Data supplied —
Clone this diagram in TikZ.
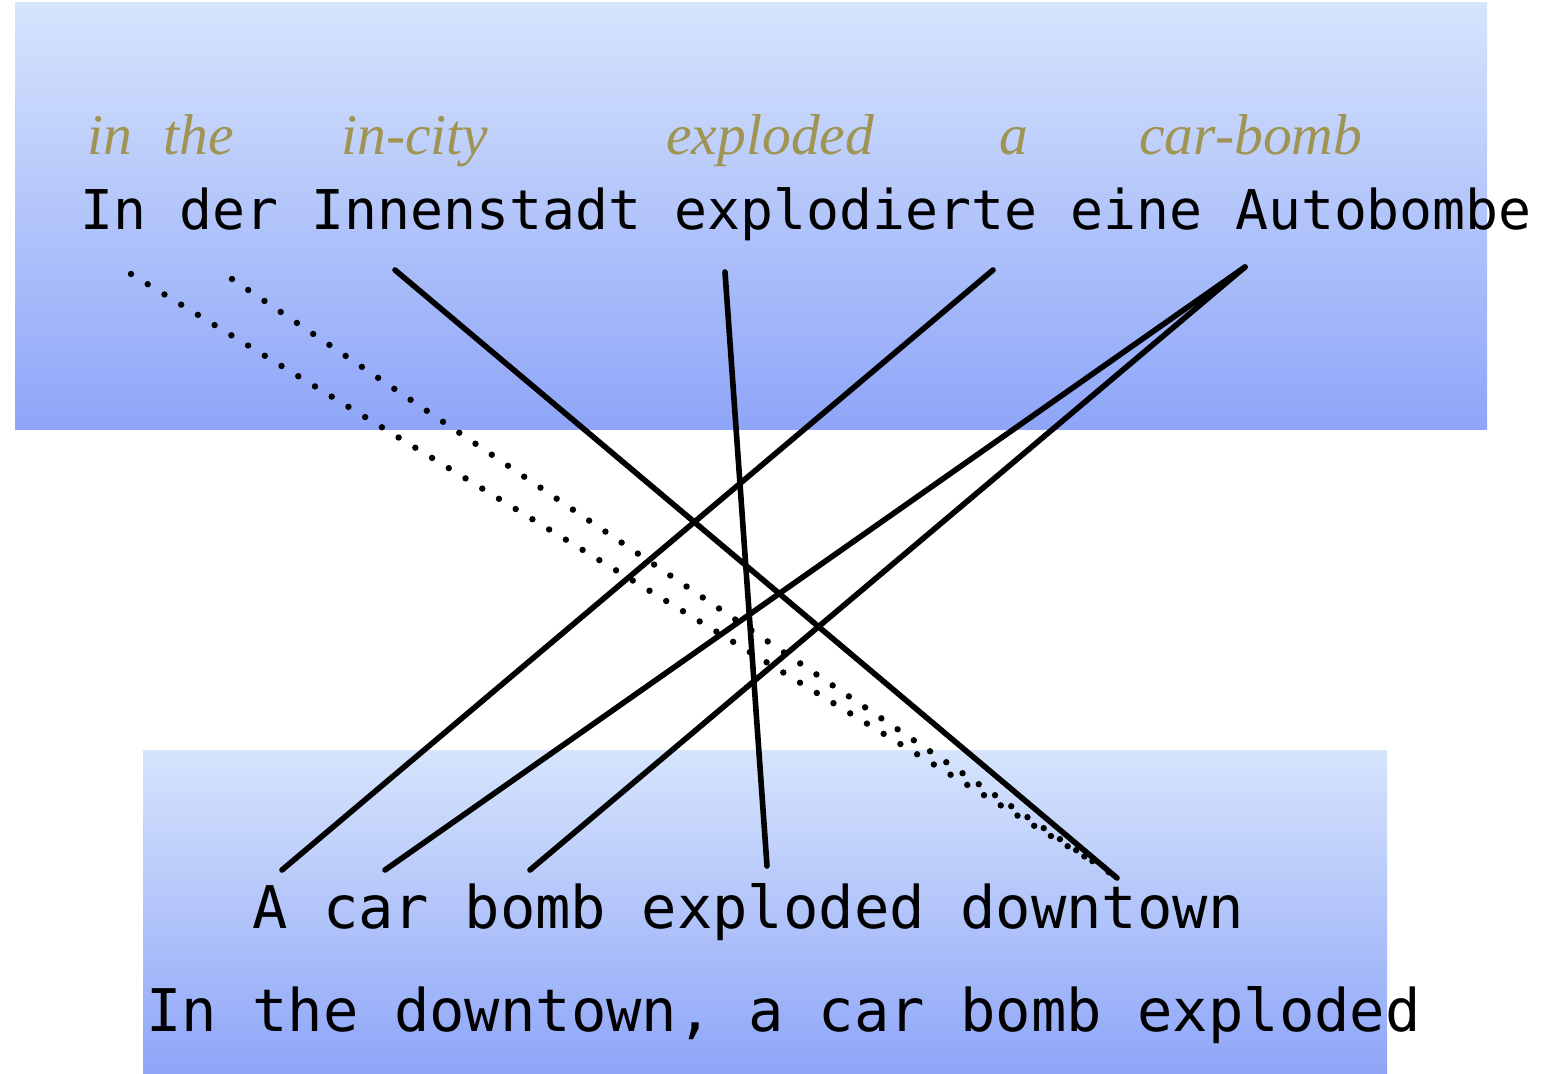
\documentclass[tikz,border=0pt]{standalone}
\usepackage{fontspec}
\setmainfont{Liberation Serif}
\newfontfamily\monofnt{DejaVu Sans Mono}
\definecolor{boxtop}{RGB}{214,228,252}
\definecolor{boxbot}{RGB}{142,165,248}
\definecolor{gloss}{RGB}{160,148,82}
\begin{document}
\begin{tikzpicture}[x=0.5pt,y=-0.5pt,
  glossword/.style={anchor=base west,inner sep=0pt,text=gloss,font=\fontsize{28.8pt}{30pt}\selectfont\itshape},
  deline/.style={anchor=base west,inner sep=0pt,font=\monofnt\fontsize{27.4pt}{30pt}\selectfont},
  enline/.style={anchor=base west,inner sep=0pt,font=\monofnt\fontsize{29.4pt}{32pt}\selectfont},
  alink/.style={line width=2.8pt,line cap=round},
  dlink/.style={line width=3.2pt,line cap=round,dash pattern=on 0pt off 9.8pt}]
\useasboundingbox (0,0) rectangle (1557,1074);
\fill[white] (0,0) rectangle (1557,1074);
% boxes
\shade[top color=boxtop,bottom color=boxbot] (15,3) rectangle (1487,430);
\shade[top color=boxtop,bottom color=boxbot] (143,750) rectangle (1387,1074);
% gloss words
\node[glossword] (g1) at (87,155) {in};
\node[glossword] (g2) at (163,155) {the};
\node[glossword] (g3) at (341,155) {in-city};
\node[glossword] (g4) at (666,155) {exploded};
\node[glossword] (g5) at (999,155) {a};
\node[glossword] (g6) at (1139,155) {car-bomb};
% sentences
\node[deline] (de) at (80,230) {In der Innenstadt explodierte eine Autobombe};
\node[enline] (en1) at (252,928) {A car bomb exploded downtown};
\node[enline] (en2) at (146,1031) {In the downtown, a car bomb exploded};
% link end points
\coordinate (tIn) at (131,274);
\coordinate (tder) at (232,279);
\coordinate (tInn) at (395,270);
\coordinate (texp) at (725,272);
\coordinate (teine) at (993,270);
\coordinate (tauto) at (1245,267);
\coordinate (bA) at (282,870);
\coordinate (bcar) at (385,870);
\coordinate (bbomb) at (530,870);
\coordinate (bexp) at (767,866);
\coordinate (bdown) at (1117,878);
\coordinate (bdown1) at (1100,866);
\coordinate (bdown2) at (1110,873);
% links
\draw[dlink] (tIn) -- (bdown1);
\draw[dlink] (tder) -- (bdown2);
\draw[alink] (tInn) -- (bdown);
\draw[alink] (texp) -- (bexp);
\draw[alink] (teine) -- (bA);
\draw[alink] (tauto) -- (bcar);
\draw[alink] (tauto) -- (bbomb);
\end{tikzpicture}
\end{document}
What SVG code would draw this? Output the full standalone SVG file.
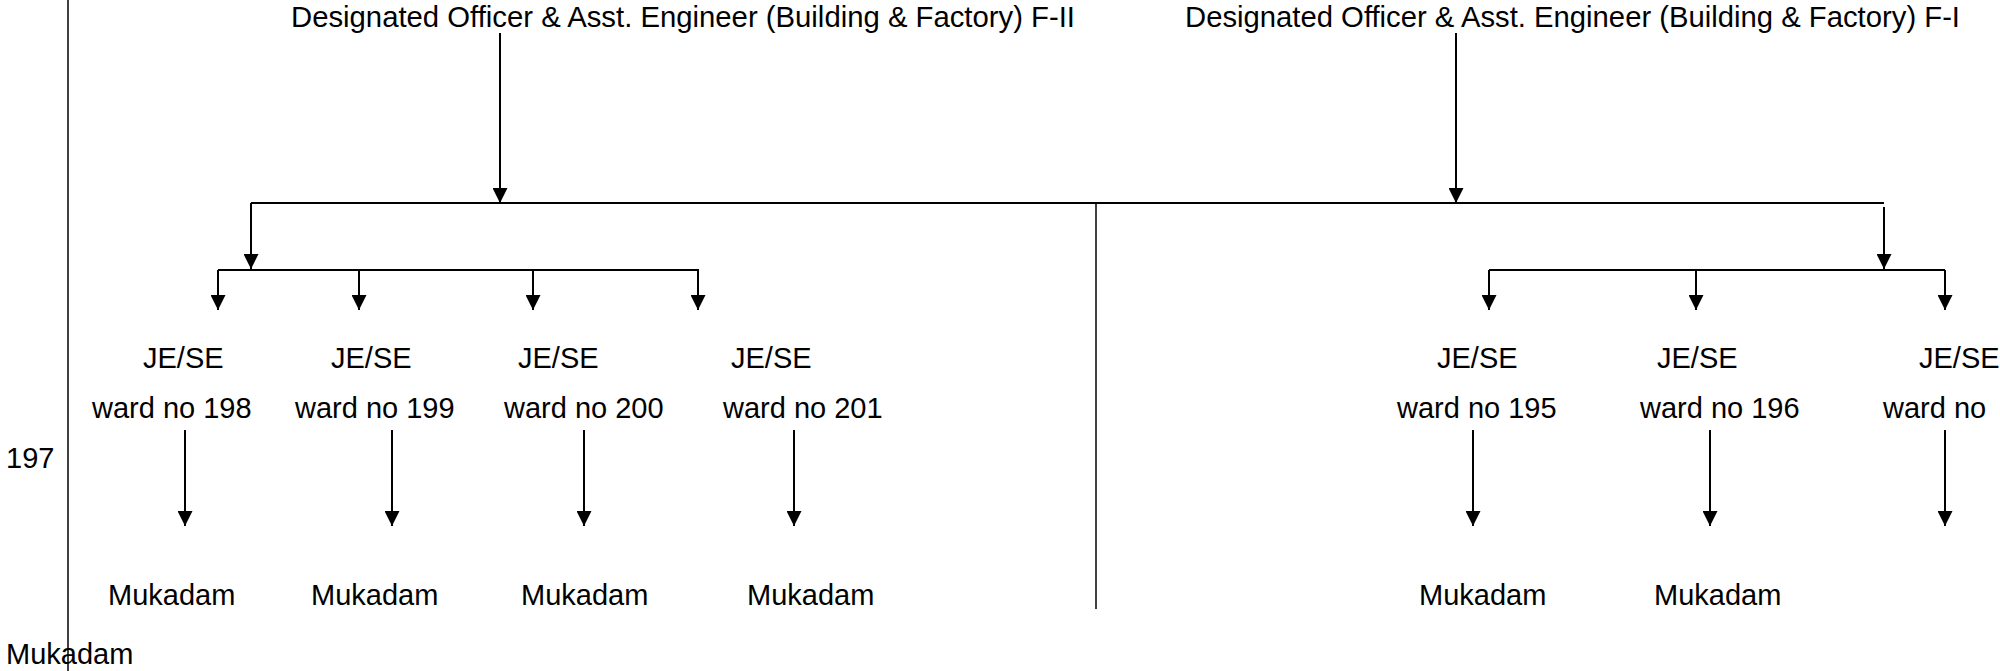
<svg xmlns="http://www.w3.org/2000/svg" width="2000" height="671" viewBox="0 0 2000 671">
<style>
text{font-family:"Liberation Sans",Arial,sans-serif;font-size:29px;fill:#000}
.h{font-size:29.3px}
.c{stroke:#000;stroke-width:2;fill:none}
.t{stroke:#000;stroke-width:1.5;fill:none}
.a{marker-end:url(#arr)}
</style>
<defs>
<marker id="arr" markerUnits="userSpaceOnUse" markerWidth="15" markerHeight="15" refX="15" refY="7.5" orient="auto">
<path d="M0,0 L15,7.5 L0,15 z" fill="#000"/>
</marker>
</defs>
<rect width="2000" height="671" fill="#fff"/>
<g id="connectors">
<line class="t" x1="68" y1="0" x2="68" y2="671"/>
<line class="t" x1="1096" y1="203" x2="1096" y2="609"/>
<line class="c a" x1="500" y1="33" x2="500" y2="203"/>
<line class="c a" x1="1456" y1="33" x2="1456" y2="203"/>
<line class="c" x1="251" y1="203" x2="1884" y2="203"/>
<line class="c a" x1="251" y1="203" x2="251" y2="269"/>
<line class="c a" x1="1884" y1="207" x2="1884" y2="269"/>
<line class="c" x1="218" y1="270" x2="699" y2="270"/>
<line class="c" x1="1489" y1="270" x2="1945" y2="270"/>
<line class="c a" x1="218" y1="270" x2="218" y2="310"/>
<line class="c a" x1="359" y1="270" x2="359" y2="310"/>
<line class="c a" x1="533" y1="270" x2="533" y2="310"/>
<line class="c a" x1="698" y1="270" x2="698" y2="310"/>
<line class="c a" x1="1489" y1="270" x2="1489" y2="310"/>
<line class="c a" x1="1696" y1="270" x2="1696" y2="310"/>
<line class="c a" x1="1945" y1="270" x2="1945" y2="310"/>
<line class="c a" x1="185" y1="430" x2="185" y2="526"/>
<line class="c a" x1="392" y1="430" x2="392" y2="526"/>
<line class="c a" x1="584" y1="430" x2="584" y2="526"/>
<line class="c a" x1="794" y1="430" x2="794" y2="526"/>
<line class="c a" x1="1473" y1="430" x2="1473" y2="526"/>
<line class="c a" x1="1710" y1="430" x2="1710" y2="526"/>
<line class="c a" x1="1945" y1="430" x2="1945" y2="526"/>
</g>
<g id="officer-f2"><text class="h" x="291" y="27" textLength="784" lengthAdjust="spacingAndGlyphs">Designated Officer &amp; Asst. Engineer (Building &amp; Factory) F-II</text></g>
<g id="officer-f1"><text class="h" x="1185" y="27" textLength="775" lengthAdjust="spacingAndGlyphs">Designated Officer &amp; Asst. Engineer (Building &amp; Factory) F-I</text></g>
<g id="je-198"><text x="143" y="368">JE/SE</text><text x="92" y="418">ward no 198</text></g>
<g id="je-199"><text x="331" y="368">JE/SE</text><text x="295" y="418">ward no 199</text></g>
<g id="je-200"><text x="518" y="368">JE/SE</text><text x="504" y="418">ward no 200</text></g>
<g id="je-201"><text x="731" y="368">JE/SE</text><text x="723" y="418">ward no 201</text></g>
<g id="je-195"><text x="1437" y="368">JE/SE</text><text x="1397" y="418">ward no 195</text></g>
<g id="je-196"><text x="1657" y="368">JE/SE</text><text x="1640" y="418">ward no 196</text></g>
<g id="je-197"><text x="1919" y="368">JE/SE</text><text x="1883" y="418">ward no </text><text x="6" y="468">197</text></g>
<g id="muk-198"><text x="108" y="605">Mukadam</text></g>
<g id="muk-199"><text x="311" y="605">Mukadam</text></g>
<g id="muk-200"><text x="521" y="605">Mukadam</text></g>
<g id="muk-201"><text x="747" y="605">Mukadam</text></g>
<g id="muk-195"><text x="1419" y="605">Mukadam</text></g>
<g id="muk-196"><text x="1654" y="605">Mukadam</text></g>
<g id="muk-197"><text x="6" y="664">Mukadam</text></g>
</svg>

What you will do — Write the entries above out again exactly, but not the pictures.

Answer to this problem —
Clone this diagram in TikZ.
\documentclass[tikz,border=0pt]{standalone}
\usepackage{fontspec}
\setmainfont{Liberation Serif}
\newfontfamily\monofnt{DejaVu Sans Mono}
\definecolor{boxtop}{RGB}{214,228,252}
\definecolor{boxbot}{RGB}{142,165,248}
\definecolor{gloss}{RGB}{160,148,82}
\begin{document}
\begin{tikzpicture}[x=0.5pt,y=-0.5pt,
  glossword/.style={anchor=base west,inner sep=0pt,text=gloss,font=\fontsize{28.8pt}{30pt}\selectfont\itshape},
  deline/.style={anchor=base west,inner sep=0pt,font=\monofnt\fontsize{27.4pt}{30pt}\selectfont},
  enline/.style={anchor=base west,inner sep=0pt,font=\monofnt\fontsize{29.4pt}{32pt}\selectfont},
  alink/.style={line width=2.8pt,line cap=round},
  dlink/.style={line width=3.2pt,line cap=round,dash pattern=on 0pt off 9.8pt}]
\useasboundingbox (0,0) rectangle (1557,1074);
\fill[white] (0,0) rectangle (1557,1074);
% boxes
\shade[top color=boxtop,bottom color=boxbot] (15,3) rectangle (1487,430);
\shade[top color=boxtop,bottom color=boxbot] (143,750) rectangle (1387,1074);
% gloss words
\node[glossword] (g1) at (87,155) {in};
\node[glossword] (g2) at (163,155) {the};
\node[glossword] (g3) at (341,155) {in-city};
\node[glossword] (g4) at (666,155) {exploded};
\node[glossword] (g5) at (999,155) {a};
\node[glossword] (g6) at (1139,155) {car-bomb};
% sentences
\node[deline] (de) at (80,230) {In der Innenstadt explodierte eine Autobombe};
\node[enline] (en1) at (252,928) {A car bomb exploded downtown};
\node[enline] (en2) at (146,1031) {In the downtown, a car bomb exploded};
% link end points
\coordinate (tIn) at (131,274);
\coordinate (tder) at (232,279);
\coordinate (tInn) at (395,270);
\coordinate (texp) at (725,272);
\coordinate (teine) at (993,270);
\coordinate (tauto) at (1245,267);
\coordinate (bA) at (282,870);
\coordinate (bcar) at (385,870);
\coordinate (bbomb) at (530,870);
\coordinate (bexp) at (767,866);
\coordinate (bdown) at (1117,878);
\coordinate (bdown1) at (1100,866);
\coordinate (bdown2) at (1110,873);
% links
\draw[dlink] (tIn) -- (bdown1);
\draw[dlink] (tder) -- (bdown2);
\draw[alink] (tInn) -- (bdown);
\draw[alink] (texp) -- (bexp);
\draw[alink] (teine) -- (bA);
\draw[alink] (tauto) -- (bcar);
\draw[alink] (tauto) -- (bbomb);
\end{tikzpicture}
\end{document}
What SVG code would draw this? Output the full standalone SVG file.
<svg xmlns="http://www.w3.org/2000/svg" width="2000" height="671" viewBox="0 0 2000 671">
<style>
text{font-family:"Liberation Sans",Arial,sans-serif;font-size:29px;fill:#000}
.h{font-size:29.3px}
.c{stroke:#000;stroke-width:2;fill:none}
.t{stroke:#000;stroke-width:1.5;fill:none}
.a{marker-end:url(#arr)}
</style>
<defs>
<marker id="arr" markerUnits="userSpaceOnUse" markerWidth="15" markerHeight="15" refX="15" refY="7.5" orient="auto">
<path d="M0,0 L15,7.5 L0,15 z" fill="#000"/>
</marker>
</defs>
<rect width="2000" height="671" fill="#fff"/>
<g id="connectors">
<line class="t" x1="68" y1="0" x2="68" y2="671"/>
<line class="t" x1="1096" y1="203" x2="1096" y2="609"/>
<line class="c a" x1="500" y1="33" x2="500" y2="203"/>
<line class="c a" x1="1456" y1="33" x2="1456" y2="203"/>
<line class="c" x1="251" y1="203" x2="1884" y2="203"/>
<line class="c a" x1="251" y1="203" x2="251" y2="269"/>
<line class="c a" x1="1884" y1="207" x2="1884" y2="269"/>
<line class="c" x1="218" y1="270" x2="699" y2="270"/>
<line class="c" x1="1489" y1="270" x2="1945" y2="270"/>
<line class="c a" x1="218" y1="270" x2="218" y2="310"/>
<line class="c a" x1="359" y1="270" x2="359" y2="310"/>
<line class="c a" x1="533" y1="270" x2="533" y2="310"/>
<line class="c a" x1="698" y1="270" x2="698" y2="310"/>
<line class="c a" x1="1489" y1="270" x2="1489" y2="310"/>
<line class="c a" x1="1696" y1="270" x2="1696" y2="310"/>
<line class="c a" x1="1945" y1="270" x2="1945" y2="310"/>
<line class="c a" x1="185" y1="430" x2="185" y2="526"/>
<line class="c a" x1="392" y1="430" x2="392" y2="526"/>
<line class="c a" x1="584" y1="430" x2="584" y2="526"/>
<line class="c a" x1="794" y1="430" x2="794" y2="526"/>
<line class="c a" x1="1473" y1="430" x2="1473" y2="526"/>
<line class="c a" x1="1710" y1="430" x2="1710" y2="526"/>
<line class="c a" x1="1945" y1="430" x2="1945" y2="526"/>
</g>
<g id="officer-f2"><text class="h" x="291" y="27" textLength="784" lengthAdjust="spacingAndGlyphs">Designated Officer &amp; Asst. Engineer (Building &amp; Factory) F-II</text></g>
<g id="officer-f1"><text class="h" x="1185" y="27" textLength="775" lengthAdjust="spacingAndGlyphs">Designated Officer &amp; Asst. Engineer (Building &amp; Factory) F-I</text></g>
<g id="je-198"><text x="143" y="368">JE/SE</text><text x="92" y="418">ward no 198</text></g>
<g id="je-199"><text x="331" y="368">JE/SE</text><text x="295" y="418">ward no 199</text></g>
<g id="je-200"><text x="518" y="368">JE/SE</text><text x="504" y="418">ward no 200</text></g>
<g id="je-201"><text x="731" y="368">JE/SE</text><text x="723" y="418">ward no 201</text></g>
<g id="je-195"><text x="1437" y="368">JE/SE</text><text x="1397" y="418">ward no 195</text></g>
<g id="je-196"><text x="1657" y="368">JE/SE</text><text x="1640" y="418">ward no 196</text></g>
<g id="je-197"><text x="1919" y="368">JE/SE</text><text x="1883" y="418">ward no </text><text x="6" y="468">197</text></g>
<g id="muk-198"><text x="108" y="605">Mukadam</text></g>
<g id="muk-199"><text x="311" y="605">Mukadam</text></g>
<g id="muk-200"><text x="521" y="605">Mukadam</text></g>
<g id="muk-201"><text x="747" y="605">Mukadam</text></g>
<g id="muk-195"><text x="1419" y="605">Mukadam</text></g>
<g id="muk-196"><text x="1654" y="605">Mukadam</text></g>
<g id="muk-197"><text x="6" y="664">Mukadam</text></g>
</svg>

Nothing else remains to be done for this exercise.